On Dec 13, 2003, at 3:24 AM, Henri Sivonen wrote:
The spec talks mainly about elements which are in the Atom namespace.
Is the use of the prefix in the prose necessary? The use of a
particular prefix creates an illusion that the prefix is significant
(even though the prose states it isn't).
It's more precise, and enforces the ides that namespaces are central to
the format. This is becoming common practice in specifying
namespace-aware formats, and I think it's a good thing.
Atom documents MAY contain Comments wherever they are legal in XML.
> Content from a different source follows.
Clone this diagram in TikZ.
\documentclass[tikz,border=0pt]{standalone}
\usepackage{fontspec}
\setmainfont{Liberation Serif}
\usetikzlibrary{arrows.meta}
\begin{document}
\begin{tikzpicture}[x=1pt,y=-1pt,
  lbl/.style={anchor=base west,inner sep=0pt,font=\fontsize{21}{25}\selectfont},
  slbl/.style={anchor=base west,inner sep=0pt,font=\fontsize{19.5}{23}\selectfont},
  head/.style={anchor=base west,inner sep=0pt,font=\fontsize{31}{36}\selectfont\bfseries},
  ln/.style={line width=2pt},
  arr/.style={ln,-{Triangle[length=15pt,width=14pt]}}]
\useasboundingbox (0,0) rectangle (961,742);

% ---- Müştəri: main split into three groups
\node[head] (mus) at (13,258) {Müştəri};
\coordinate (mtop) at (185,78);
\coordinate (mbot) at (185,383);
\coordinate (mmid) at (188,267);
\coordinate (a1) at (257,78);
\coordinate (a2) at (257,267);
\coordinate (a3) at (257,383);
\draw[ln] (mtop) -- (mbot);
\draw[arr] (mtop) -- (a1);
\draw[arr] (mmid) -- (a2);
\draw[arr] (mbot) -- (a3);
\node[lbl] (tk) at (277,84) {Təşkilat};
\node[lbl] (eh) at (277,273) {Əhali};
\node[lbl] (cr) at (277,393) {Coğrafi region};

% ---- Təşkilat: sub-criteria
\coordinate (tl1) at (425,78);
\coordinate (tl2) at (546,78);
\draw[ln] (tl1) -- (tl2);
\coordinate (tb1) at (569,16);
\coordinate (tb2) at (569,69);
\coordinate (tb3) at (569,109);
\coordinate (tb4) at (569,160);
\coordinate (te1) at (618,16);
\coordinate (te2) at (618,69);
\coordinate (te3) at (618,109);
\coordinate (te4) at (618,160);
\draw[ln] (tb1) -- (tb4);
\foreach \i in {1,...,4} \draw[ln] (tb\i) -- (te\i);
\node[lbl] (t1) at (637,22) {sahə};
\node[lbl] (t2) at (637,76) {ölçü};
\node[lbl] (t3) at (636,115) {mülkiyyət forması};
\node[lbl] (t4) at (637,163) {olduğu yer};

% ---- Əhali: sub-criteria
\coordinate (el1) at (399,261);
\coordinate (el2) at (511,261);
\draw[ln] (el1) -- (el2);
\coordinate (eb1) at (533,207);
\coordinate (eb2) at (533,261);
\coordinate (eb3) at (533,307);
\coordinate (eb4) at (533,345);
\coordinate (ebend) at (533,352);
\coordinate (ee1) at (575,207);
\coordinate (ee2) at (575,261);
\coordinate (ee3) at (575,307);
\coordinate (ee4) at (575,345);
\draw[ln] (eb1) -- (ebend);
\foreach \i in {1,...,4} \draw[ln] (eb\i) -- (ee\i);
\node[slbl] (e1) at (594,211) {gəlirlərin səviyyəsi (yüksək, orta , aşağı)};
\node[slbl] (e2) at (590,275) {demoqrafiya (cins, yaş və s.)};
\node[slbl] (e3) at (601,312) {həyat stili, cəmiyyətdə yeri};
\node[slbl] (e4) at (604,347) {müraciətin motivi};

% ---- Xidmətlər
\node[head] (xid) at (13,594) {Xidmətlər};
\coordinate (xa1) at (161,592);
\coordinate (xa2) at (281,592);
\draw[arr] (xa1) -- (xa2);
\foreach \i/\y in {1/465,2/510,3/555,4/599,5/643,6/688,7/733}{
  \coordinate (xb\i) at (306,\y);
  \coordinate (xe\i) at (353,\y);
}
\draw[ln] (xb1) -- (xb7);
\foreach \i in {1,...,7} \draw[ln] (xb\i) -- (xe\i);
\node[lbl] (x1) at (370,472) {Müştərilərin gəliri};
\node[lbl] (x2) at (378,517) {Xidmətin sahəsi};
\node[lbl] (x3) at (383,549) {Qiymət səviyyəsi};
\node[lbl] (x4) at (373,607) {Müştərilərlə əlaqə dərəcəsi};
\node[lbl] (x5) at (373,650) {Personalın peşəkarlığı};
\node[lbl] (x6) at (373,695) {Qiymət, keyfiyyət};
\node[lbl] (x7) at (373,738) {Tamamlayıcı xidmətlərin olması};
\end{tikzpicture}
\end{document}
In order to discourage bogus use of comments, I suggest this wording:
"[XML 1.0] allows comments is XML documents but does not require XML
processors to make comments available to the application. Therefore,
Atom producers MAY include comments where allowed by [XML 1.0] but
MUST NOT use comments to transfer data intended for processing by Atom
consumers."
I like the sentiment, but the language restates the requirements of
XML, so I'd prefer them not to be RFC2119 requirements, just
explanatory text.
All elements and attributes in an Atom document MUST be
namespace-qualified. Note that this requirement does not preclude
the
use of a default namespace.
The first syntax example contains attributes which aren't in a
namespace. That's why I suggested in an earlier message that the spec
include something like this: "Attributes which are in no namespace and
attributes which are in the Atom namespace MUST be treated
equivalently (according to the meaning given in this specification)
when the attributes appear on an element which is in the Atom
namespace."
Nice catch. This is one approach to the problem; we could also just say
that the attributes defined by this spec (are | are not) in a namespace
(I'm a little wary of requiring both forms to be understood, because it
forces implementations to check for both).
"escaped": A mode attribute with the value "escaped" indicates
that
the element's content is an escaped string. Processors MUST
unescape the element's content before considering it as content
of
the indicated media type.
An attempt at an alternative (hopefully more precise) wording:
"escaped": A mode attribute with the value "escaped" indicates that
the element's content is a string. Note: The value "escaped" is due to
[XML 1.0] requiring markup-significant characters to be escaped in
character data. The XML processor will do the required unescaping on
behalf of an Atom consumer application. The mode "escaped" is only
suitable for transferring media types that are defined in terms of
characters and can be represented as a sequence of characters allowed
in [XML 1.0].
This is better.
"base64": A mode attribute with the value "base64" indicates that
the element's content is base64-encoded [RFC2045]. Processors
MUST
decode the element's content before considering it as content of
the the indicated media type.
"base64": A mode attribute with the value "base64" indicates that the
element's logical content is a byte sequence and the byte sequence has
been encoded using the base64 encoding [RFC2045] for transfer as XML
character data. Atom consumers MUST decode the element's content
before considering it as content of the indicated media type.
Yes.
The content of an atom:modified element SHOULD have a time zone
whose
value MUST be "UTC".
Shouldn't that be "Z"?
Right now we refer to W3C datetime, which requires a time zone. If we
retain the ability to omit the
time zone, we'll need to refer to either ISO8601, which brings its own
set of problems (availability of the spec, size of the spec, etc.) or
the XML Schema dateTime type.
This is a roundabout way of saying that the format of dates is in flux.